7. Hot take. Defend your most controversial opinion to the death.
8. You have exactly one chance to interrupt someone's dinner. You go with:
9. Someone finally taps you. Best-case scenario, what happens next?
10. Your ringtone/vibration pattern says everything about you. It's:
11. Would you rather: arrive way too early, or way too often?
12. A wizard offers you one power upgrade. You immediately choose:
13. How do you handle a genuinely stressful, high-pressure moment?
14. At a party, where do we realistically find you 40 minutes in?
15. Someone insults your entire existence. Your comeback energy is:
16. What's the secret little ritual you do that nobody knows about?
17. A genie grants your one true wish. Without hesitating, you wish for:
18. Last one. Which compliment would secretly make your whole week?

About this quiz

Right now, somewhere in a pocket, a phone is buzzing. Nobody asked it to. It simply decided that this exact moment β€” mid-sentence, mid-nap, mid-existential-crisis β€” was the perfect time to demand attention. Notifications are the tiny goblins running the modern world, and whether you like it or not, you are one of them. The only question is which one.

This is a rigorously unscientific instrument (read: we made it up) that measures your deepest self across five very serious trait axes: are you chill or aggressively urgent? Silent or gloriously loud? Cold and transactional or warm and wholesome? Neatly orderly or pure spam-flavoured chaos?

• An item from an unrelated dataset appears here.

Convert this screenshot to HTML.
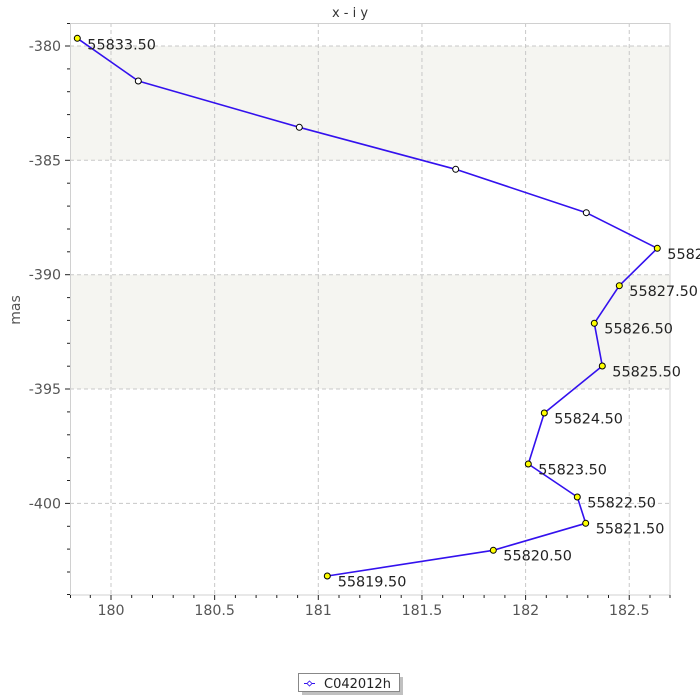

And crucially β€” are you a humble background presence, or an unapologetic main character who NEEDS to be seen right now, immediately, no exceptions?

Maybe you're the Red Badge Dot: silent, small, and yet somehow psychologically devastating, sitting there counting everyone's unfinished tasks like a tiny guilt-powered accountant. Maybe you're the Bank Fraud Alert, existing solely to inject one perfectly-timed jolt of terror into an otherwise peaceful Tuesday. Perhaps you're the Group Chat Storm, arriving in a screaming avalanche of forty-seven messages, none addressed to anyone, all somehow urgent. Or you might be the Breaking News Push, ruining afternoons one ominous headline at a time and vanishing before anyone can read the article.

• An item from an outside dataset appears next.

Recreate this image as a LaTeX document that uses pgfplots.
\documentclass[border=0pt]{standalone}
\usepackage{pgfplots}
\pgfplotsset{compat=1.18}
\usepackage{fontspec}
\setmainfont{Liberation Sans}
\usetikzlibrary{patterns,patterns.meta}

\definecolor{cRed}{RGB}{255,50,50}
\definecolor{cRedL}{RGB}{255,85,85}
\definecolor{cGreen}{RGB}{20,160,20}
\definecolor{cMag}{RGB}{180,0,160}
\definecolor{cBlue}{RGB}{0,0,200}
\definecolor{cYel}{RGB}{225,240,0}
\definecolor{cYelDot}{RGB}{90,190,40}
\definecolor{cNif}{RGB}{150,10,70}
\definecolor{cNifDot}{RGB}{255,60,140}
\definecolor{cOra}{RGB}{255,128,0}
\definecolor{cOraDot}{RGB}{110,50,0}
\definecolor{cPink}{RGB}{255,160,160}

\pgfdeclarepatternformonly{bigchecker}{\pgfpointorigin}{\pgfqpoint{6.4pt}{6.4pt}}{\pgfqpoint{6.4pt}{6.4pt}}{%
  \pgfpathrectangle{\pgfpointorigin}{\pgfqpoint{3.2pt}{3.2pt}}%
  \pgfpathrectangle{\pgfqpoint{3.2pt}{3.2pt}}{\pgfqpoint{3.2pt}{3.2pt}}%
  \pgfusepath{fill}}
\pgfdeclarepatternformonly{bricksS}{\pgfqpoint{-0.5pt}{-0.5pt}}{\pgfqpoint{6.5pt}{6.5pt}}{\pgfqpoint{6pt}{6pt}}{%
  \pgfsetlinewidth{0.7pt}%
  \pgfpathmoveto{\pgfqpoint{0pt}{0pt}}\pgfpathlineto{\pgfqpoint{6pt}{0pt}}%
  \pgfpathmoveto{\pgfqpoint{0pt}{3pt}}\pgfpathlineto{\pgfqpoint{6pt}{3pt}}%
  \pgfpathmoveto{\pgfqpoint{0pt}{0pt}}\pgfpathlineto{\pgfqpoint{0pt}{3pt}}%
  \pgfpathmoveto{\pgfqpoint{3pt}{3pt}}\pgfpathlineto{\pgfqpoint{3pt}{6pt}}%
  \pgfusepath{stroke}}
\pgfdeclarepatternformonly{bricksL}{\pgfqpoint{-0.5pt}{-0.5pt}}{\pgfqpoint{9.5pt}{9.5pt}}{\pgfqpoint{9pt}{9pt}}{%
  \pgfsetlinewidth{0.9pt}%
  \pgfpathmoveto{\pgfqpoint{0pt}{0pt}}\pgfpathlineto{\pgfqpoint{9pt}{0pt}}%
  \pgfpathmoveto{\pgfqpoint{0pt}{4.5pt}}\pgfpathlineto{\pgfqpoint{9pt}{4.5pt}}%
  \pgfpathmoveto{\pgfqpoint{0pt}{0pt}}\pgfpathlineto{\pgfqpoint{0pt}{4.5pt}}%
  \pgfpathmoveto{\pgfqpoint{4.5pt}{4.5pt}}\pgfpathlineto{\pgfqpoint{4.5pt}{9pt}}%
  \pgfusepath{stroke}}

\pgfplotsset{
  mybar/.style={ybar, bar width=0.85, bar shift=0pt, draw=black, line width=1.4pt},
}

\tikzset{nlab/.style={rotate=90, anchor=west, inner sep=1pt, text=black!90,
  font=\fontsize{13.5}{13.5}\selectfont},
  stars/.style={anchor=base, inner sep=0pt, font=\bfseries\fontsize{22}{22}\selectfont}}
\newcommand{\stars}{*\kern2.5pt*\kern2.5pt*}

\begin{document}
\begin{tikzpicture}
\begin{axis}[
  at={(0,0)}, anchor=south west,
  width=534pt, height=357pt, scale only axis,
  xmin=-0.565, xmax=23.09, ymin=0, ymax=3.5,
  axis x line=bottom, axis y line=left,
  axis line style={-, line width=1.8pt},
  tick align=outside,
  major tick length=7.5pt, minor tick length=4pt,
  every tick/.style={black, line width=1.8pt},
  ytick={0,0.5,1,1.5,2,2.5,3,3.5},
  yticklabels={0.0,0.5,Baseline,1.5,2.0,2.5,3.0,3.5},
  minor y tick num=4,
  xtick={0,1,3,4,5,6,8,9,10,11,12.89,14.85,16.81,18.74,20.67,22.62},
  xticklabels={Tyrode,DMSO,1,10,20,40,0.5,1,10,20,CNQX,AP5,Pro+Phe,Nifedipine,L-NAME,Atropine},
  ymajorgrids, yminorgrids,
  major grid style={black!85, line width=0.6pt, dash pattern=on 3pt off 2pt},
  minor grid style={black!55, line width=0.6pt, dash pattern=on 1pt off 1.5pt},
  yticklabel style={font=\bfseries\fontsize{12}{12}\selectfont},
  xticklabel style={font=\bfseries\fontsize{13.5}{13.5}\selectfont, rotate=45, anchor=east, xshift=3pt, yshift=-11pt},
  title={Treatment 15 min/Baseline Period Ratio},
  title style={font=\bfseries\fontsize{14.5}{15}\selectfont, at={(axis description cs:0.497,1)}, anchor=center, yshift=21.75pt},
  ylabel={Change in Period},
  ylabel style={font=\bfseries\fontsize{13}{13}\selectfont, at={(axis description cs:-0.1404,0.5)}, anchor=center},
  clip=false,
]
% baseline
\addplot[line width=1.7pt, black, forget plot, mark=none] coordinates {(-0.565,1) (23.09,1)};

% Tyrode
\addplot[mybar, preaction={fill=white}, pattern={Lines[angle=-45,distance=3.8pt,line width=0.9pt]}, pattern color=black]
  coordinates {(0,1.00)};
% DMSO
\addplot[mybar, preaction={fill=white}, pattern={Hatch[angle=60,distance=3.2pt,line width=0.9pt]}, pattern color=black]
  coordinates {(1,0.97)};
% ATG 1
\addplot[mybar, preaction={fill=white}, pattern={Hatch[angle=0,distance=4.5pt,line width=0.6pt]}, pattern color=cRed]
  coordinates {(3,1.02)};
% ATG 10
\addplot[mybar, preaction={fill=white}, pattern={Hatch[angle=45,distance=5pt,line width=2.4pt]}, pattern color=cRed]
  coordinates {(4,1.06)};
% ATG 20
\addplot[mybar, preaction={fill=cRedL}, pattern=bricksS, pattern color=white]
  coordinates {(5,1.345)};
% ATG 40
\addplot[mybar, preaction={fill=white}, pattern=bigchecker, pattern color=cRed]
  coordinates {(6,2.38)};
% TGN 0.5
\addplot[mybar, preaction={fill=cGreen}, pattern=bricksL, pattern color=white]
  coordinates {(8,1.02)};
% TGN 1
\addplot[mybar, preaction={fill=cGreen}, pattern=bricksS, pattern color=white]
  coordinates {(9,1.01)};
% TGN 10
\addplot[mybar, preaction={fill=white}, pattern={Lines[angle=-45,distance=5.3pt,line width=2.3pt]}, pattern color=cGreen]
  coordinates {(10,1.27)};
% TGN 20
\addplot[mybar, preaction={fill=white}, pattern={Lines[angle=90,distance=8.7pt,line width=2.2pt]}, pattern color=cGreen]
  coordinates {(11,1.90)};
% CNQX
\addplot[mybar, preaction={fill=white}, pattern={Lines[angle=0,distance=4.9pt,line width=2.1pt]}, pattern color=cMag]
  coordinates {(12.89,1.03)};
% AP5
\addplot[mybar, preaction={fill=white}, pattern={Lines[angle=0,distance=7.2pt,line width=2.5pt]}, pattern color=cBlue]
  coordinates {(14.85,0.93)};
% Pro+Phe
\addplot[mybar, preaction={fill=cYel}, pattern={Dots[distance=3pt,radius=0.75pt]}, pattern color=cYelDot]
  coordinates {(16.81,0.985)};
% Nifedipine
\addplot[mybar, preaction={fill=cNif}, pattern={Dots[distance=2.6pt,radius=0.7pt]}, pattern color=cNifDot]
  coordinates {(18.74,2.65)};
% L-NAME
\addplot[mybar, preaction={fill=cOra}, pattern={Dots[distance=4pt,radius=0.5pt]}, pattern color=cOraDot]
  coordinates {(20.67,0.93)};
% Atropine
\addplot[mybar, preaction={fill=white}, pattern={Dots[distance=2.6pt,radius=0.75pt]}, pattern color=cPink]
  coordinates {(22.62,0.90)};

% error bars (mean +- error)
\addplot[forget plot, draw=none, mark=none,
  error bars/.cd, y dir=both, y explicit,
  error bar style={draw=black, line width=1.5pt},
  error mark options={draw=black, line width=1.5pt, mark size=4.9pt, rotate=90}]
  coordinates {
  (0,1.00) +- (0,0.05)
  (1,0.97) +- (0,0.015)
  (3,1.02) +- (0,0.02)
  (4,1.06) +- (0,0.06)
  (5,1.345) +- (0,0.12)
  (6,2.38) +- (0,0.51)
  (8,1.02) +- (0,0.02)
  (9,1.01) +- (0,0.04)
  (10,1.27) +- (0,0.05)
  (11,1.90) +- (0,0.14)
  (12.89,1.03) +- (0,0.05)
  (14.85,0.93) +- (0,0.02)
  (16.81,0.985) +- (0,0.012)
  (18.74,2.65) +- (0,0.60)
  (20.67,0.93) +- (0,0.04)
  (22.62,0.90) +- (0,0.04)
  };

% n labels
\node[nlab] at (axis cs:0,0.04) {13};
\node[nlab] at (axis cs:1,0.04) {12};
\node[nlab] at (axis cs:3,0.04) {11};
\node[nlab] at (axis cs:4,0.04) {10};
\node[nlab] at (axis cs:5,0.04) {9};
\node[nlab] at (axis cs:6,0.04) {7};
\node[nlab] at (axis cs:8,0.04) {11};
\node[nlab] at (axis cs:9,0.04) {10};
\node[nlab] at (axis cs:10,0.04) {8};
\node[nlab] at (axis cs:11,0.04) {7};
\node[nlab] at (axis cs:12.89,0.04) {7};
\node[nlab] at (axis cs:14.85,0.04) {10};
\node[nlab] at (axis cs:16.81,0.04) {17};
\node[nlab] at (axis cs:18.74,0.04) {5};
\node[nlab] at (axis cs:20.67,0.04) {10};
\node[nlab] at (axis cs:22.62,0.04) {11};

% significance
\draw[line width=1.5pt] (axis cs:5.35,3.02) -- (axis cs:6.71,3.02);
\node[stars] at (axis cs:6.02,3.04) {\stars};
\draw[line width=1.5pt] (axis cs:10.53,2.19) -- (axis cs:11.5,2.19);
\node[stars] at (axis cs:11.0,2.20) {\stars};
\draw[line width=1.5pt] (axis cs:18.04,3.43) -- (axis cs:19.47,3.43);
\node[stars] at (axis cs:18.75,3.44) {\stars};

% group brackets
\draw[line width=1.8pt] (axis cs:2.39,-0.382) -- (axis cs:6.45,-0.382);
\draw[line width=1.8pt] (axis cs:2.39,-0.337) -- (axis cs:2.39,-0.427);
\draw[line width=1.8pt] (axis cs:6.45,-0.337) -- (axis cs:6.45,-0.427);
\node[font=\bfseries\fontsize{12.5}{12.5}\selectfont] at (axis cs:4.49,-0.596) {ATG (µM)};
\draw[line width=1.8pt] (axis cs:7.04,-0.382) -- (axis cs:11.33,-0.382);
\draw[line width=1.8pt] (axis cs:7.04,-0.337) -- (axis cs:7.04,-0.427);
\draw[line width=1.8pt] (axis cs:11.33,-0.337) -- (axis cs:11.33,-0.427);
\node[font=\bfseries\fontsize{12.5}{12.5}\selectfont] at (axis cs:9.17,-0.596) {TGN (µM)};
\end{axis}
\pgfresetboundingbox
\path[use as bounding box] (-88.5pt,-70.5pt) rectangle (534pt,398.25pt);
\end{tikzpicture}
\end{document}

There's room here for the soft ones, too. The Drink Water reminder, gently tapping the world on the shoulder and asking for nothing in return. The Calendar Reminder, showing up fifteen minutes early with the quiet confidence of someone who has never once been late. The App Update Nag, relentlessly convinced that version 8.0.2 will fix your entire life if you'd just update now, update now, update tonight? And of course the rare, enlightened Do Not Disturb mode β€” the notification that transcended notifications entirely and simply chose peace.

Every result comes with its own tragic backstory, oversized ego, and screenshot-ready description, because the whole point is texting your winner to the group chat and immediately arguing about who's obviously the Fraud Alert. (It's the friend who replies to everything with "we need to talk" and nothing else.) So silence your actual notifications, ignore the three that just came in, and answer eighteen deeply honest, mildly unhinged questions. In a few minutes you'll know exactly which little buzz in someone's pocket you truly are. Try not to take it personally. Or do. That's very Fraud Alert of you.

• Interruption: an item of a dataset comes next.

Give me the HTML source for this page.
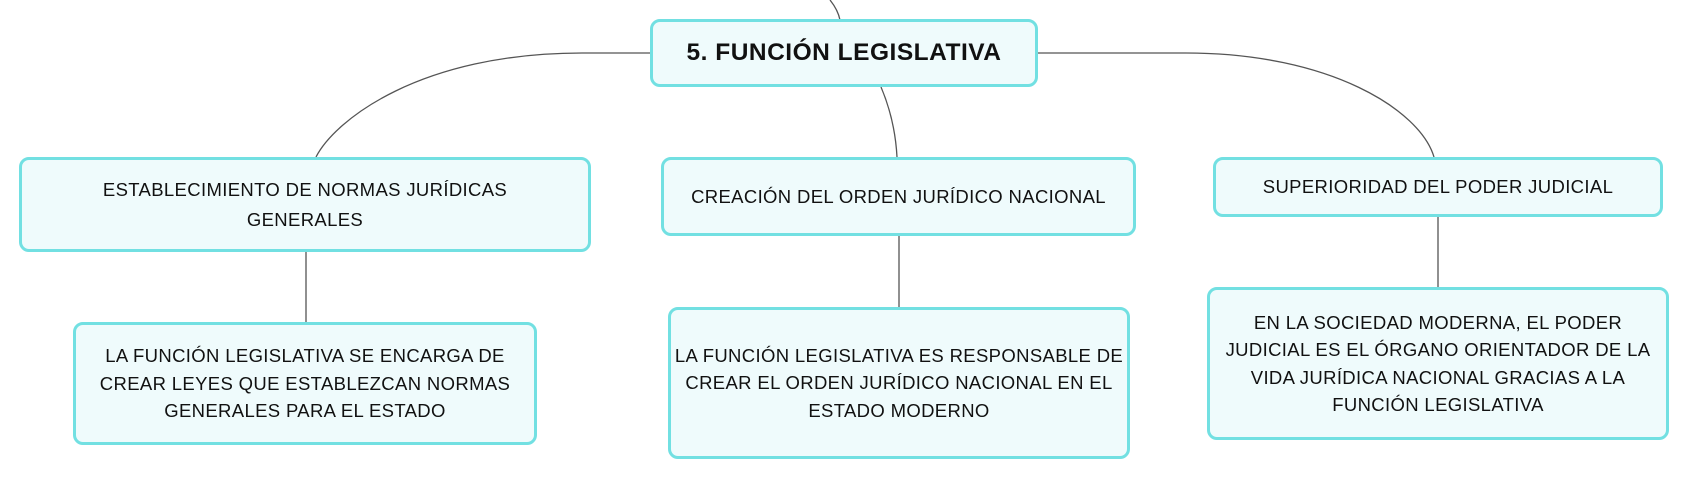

πŸ‘€ Show all possible results (spoiler)

No peeking β€” it’s more fun to take the quiz πŸ˜‰

The Red Badge Dot You never make a sound, yet somehow you are the loudest presence in the room. You just sit there, small and red, silently counting everyone's unfinished business until they cave and open the app. Passive-aggression is not a flaw for you; it is an art form. The Group Chat Storm You arrive not one at a time but in a screaming avalanche of forty-seven messages, none of which are addressed to anyone specific. You are chaos with a heart of gold: half memes, half arguments about where to eat, one hundred percent love. Muting you is legal but morally questionable. The Bank Fraud Alert You exist to deliver one perfectly-timed jolt of pure terror at 2pm on a Tuesday. "Did you spend $4 in a country you have never visited?" No pleasantries, no warmth, just adrenaline. Everyone hates the panic, but deep down they know you might have just saved their life. The Drink Water Reminder You are the softest, kindest notification in existence, gently tapping people on the shoulder to breathe, stretch, and hydrate. You ask for nothing, judge no one, and just want everyone to be okay. You are basically a golden retriever in badge form. The Breaking News Push You buzz into existence with a headline so ominous it ruins the whole afternoon, then vanish before anyone can read the article. You thrive on drama, doom, and cliffhangers, and you have never once delivered good news. The world is ending, and you are weirdly excited to be the one who told everyone. The Calendar Reminder You show up exactly fifteen minutes before, every time, with the calm confidence of someone who has never once been late. You are order, structure, and the quiet reason anyone's life functions at all. Slightly bossy, deeply reliable, and secretly the glue holding the whole schedule together. The App Update Nag "An update is available. Update now?" No. "Update now?" NO. "Update tonight?" You are relentless, mildly needy, and completely convinced that version 8.0.2 will change everyone's life. You will ask again in an hour, and the hour after that, forever. The Do Not Disturb Mode You are not a notification. You are the blessed absence of one. Serene, silent, and utterly unbothered, you have achieved the enlightenment every other alert secretly craves: total peace. The world can wait until 8am, and honestly, it will be fine.